I also tried your above proposal, but which causes netatalk service cannot be started then.

I also tried to use netatalk 3.1.0 version instead of the 3.0.5 while I also tried to install avahi. But both method cannot solve my initial problem although both of them can work.

----------

## SirRobin2318

Hmmm, you're not alone apparently: https://groups.google.com/forum/#!topic/alt-f/G4P_o7Uikx0

Start by checking your /etc/hosts file, then you can try this:

 *Quote:*   

> I think I fixe the problem by modifying the start up parameters in /
> 
> etc/init.d/S51afpd to hard code the IP address:
> 
> CNID_OPTS="-h 127.0.0.1 -p 4700 -l log_info -f /var/log/cnid.log" 

 

I'll do a little digging to see if I can find something else. 
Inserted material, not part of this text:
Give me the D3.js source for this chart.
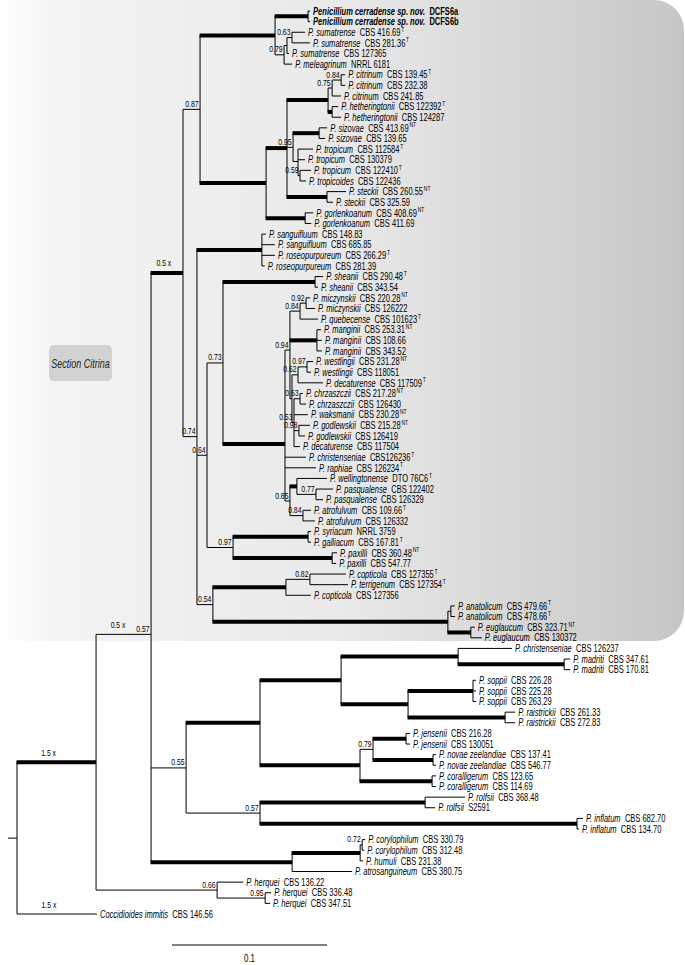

Just to try to rule out systemd, if you boot with netatalk disabled, but start it with systemctl start netatalk, does it work?

----------

## bluephoenix

Hi, SirRobin,

Thanks a lot!

1. I cannot access the google forum since I am in China, where google is not legal. So I can not catch up your point about modify the file in "/etc/init.d" folder. Indeed, there is no the file with the same file name you mentioned in my folder.

2. If I start the netatalk by using the command "systemctl start netatalk" after booting in a terminal, CPU usage is normal. But if I let the systemd to start netatalk in the booting procedure, the CPU usage will reach 100%.

----------

## SirRobin2318

Could you post your /etc/hosts, /etc/hostname, and the afpd config file (on google they were saying it was /etc/init.d, on gentoo it might be different) please?

If you'd like to access google, you might be interested in this: https://www.torproject.org/projects/torbrowser.html.en

Just download it, un tar it, start it with ./start-tor-browser

----------

## bluephoenix

Many thanks, Robin,

I did solve this issue just by modifying the "/etc/hosts" file. I ever changed this file for some reason before and I deleted "localhost" item. Now I try to add this item back to the file and restart my computer, everything is fine now!

So really many thanks!

Although google is not legal in China, I can still have a little access to the page you proposed finally. After long waiting for the web page transfer, I get some clue from that page. So I find the "localhost" item missing issue.

Solved, quite nice!

----------

## SirRobin2318

Ok great  :Smile: 

----------